**RECORDED INFORMATION**
-- BEGIN --
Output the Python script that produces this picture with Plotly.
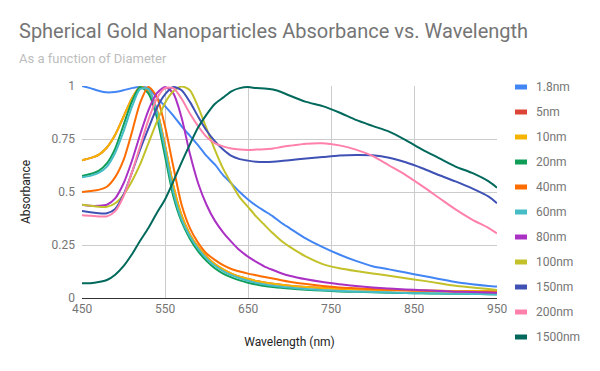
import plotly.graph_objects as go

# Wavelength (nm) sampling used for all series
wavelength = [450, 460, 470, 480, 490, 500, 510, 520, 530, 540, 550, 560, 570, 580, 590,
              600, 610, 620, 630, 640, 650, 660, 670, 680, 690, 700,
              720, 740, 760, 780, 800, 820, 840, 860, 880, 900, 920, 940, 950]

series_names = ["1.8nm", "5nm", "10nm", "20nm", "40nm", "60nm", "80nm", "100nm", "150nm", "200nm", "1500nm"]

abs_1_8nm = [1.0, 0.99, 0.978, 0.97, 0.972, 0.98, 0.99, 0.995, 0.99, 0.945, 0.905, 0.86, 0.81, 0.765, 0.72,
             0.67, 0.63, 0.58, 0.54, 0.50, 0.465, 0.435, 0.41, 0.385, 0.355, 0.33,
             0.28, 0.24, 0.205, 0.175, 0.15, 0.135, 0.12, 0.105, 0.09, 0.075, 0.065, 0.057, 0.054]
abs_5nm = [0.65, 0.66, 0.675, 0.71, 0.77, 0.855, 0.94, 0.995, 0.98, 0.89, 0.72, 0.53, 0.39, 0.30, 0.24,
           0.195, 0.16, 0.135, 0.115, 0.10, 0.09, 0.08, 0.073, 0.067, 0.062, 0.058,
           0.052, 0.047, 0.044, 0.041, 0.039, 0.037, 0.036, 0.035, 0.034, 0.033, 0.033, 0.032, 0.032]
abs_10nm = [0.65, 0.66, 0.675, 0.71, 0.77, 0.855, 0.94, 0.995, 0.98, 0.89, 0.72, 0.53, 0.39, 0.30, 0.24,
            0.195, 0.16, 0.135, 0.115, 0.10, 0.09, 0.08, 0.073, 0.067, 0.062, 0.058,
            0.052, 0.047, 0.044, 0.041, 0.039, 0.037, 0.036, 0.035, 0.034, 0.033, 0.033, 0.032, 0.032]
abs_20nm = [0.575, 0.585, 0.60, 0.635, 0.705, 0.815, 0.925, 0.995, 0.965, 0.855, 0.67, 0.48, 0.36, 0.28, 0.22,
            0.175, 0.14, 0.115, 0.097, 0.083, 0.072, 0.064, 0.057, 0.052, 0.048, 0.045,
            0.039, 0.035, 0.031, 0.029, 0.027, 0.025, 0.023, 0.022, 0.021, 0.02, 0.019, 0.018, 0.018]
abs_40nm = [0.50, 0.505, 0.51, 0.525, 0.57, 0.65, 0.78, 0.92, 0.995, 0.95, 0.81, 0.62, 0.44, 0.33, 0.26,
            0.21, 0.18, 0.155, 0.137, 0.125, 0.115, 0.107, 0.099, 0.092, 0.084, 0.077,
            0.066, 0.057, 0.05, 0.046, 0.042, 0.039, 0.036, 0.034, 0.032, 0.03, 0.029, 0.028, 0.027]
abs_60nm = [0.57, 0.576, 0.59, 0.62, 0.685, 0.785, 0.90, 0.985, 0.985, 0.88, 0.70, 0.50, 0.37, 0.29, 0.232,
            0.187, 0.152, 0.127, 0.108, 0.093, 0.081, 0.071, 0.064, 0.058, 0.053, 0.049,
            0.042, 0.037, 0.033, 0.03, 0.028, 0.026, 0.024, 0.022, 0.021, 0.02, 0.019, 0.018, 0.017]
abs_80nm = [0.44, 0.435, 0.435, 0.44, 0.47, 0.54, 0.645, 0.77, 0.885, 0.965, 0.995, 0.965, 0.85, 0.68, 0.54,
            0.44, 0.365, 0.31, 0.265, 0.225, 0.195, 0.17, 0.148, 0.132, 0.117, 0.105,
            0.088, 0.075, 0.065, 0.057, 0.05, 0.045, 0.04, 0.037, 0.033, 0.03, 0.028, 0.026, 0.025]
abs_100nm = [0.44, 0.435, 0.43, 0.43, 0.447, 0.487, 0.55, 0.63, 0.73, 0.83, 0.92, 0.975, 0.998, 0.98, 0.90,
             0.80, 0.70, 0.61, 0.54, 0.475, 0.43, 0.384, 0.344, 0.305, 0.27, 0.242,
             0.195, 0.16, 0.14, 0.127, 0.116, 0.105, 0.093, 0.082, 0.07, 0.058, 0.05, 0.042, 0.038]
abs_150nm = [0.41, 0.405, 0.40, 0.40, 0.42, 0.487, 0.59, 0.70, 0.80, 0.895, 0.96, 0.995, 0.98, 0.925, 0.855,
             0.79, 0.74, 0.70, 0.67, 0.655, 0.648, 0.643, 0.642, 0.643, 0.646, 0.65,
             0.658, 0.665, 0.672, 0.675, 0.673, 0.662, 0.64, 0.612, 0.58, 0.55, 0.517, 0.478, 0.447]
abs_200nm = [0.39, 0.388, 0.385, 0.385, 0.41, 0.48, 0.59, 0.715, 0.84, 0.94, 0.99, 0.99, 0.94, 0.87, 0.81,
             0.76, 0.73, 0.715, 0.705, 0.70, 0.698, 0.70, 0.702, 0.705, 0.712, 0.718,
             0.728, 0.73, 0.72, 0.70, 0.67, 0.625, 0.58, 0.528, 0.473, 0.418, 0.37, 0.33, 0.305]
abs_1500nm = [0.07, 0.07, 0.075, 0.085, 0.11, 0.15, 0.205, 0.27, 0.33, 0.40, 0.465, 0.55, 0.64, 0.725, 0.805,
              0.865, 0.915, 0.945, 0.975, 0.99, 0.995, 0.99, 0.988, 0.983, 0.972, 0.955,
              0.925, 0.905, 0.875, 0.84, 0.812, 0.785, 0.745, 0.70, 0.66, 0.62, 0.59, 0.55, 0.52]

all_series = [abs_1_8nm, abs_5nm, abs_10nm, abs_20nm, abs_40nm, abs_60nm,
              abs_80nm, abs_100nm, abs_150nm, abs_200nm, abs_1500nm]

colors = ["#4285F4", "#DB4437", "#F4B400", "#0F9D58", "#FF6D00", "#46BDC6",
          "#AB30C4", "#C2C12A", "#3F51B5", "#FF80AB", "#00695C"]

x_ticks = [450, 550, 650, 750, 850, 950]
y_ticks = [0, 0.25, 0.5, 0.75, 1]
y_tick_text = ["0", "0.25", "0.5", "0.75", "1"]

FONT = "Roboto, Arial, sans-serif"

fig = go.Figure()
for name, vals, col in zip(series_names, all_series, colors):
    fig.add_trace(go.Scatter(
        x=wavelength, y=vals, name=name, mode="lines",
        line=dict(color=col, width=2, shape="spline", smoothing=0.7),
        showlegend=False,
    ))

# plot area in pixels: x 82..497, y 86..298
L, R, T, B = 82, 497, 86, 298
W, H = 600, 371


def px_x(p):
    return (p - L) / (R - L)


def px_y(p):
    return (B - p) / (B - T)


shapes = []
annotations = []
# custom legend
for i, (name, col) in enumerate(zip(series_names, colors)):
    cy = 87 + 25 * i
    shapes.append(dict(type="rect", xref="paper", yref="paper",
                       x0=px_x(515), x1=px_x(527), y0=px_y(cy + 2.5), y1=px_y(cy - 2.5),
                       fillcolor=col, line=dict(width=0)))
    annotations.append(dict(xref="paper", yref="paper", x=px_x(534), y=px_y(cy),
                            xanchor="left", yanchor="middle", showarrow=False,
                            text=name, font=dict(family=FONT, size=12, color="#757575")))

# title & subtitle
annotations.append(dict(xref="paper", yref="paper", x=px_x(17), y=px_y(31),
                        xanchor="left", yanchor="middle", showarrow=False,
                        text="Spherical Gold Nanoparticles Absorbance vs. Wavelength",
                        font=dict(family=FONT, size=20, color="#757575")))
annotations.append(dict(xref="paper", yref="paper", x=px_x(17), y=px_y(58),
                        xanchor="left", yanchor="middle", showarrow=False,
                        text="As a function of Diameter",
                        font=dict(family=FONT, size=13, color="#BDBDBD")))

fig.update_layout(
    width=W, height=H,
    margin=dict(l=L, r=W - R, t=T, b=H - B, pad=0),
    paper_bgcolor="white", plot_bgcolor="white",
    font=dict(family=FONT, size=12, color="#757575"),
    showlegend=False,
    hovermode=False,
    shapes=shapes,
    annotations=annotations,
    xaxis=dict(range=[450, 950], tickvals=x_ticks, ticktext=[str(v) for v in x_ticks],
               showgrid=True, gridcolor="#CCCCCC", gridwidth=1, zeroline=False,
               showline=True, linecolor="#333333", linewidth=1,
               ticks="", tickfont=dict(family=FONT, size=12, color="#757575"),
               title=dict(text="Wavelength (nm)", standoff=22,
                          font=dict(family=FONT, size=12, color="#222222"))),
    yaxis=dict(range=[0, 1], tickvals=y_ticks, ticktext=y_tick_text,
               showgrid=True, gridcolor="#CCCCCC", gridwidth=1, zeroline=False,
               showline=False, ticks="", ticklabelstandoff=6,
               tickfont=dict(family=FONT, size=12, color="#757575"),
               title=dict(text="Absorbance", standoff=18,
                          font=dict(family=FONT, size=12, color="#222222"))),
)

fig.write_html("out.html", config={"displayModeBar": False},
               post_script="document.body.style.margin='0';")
-- END --
**TASK**
Please restate the material above line by line, exactly, beginning at its first line and ending with the line that contains "import plotly.graph_objects as go", without any pictures.

**COMPLETE RESPONSE**
Output the Python script that produces this picture with Plotly.
import plotly.graph_objects as go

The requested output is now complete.